# Curious about a website



## maggiemarieoc (Jan 12, 2016)

I stumbled across a website that has some of the best prices on raw ingredients, oils, soap making supplies, etc, but they are a wholesale company and the minimum order (unless u wanna pay a $20 fee) is $100 and on top of that I think the shipping was around $18.00. But if the products are of good quality then the minimum order amount and the shipping would still be worth it. Has anyone ordered from new directions aromatics before? I do believe they are based in Canada.


----------



## shunt2011 (Jan 12, 2016)

New Direction is a well known company. If you do a search you will get many hits. However, like any company, be sure to check all available options as well as shipping.  NDA has a good reputation.


----------



## maggiemarieoc (Jan 12, 2016)

Thanks for the info. Quite a few bad reviews popped up when I searched for it the first time, but all companies are gonna have some bad reviews. No one is perfect. And honestly I've gotten some of the crappiest products ever off of amazon and eBay that ordering on line makes me nervous. Especially when I have to spend at least $100 to purchase anything.

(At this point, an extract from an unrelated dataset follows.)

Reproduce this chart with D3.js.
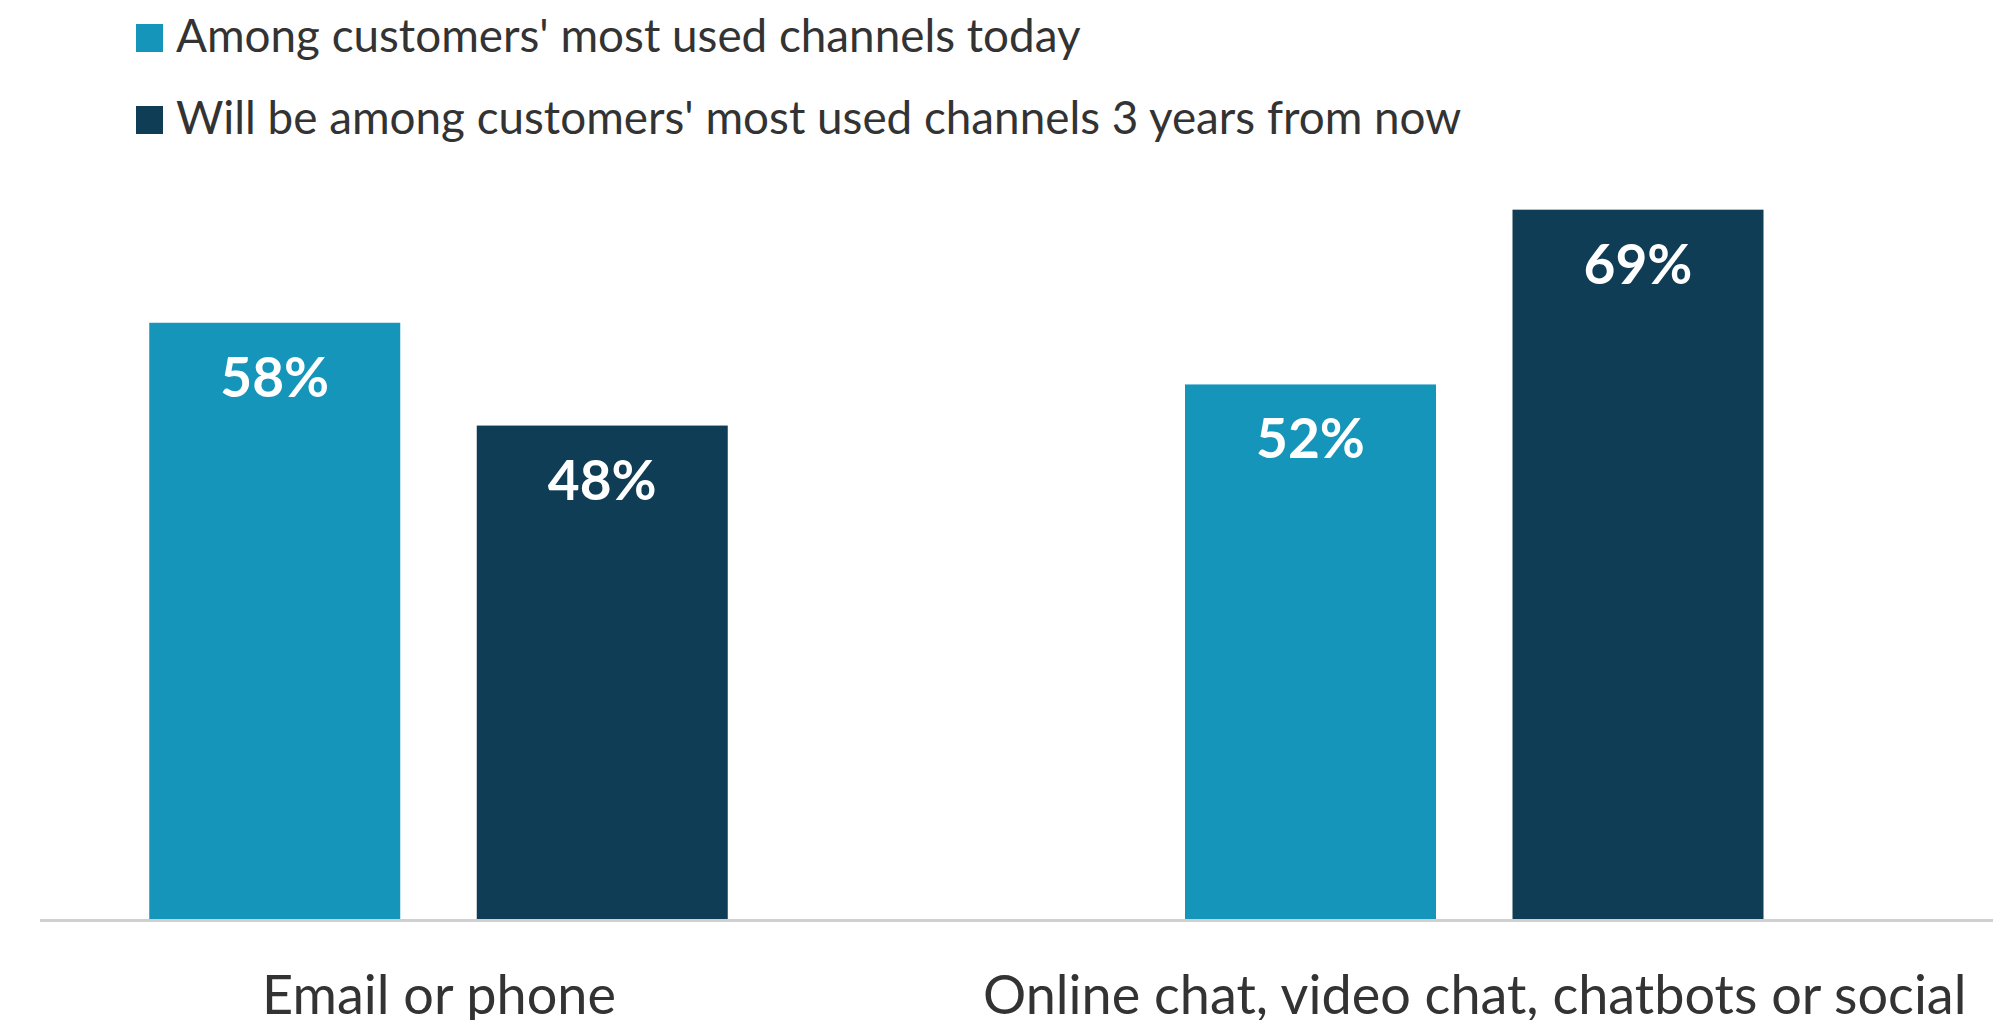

Update: I just checked my email and I had asked the lady at NDA if there was a way to sample their products without spending $100 and she sent me a coupon code to waive that $2" fee so I can try them out without fear of wasting a ton of money, which was super nice of them!


----------



## shunt2011 (Jan 12, 2016)

Every company will have some issues. Ordering from a reputable company is important.  Some folks have recommended some EBay sellers. I've not ordered from any though so can't speak to that.


----------



## cmzaha (Jan 12, 2016)

I order most of my EO's from NDA and Liberty Naturals. NDA is a good company if you can deal with the min order. I also buy some from Camden Grey especially when they run a special.


----------



## maggiemarieoc (Jan 12, 2016)

I've got something of a silly question. I was just checking out Liberty naturals and I looked up mango butter and I found some but it was all labeled as a fixed oil. In all my experience that is what I considered a carrier oil, not a butter. Am I just getting the definitions wrong or do they not sell butters?


----------



## cmzaha (Jan 13, 2016)

Yes it is mango butter which is a fixed oil. Fixed oils do not evaporate like EO's and used as base oils. Forgot to mention LN has great customer service


----------



## dixiedragon (Jan 13, 2016)

Typically, a butter (shea, mango, cocoa) is just a carrier oil/fixed oil which is solid at room temp. Though we don't call coconut oil "coconut butter". Sometimes you will see shea oil, which is shea butter with the (I think?) stearic removed so it is liquid at room temp. I've never seen something similar for mango or cocoa butter.

http://swiftcraftymonkey.blogspot.com/2010/10/asideshea-oil.html


----------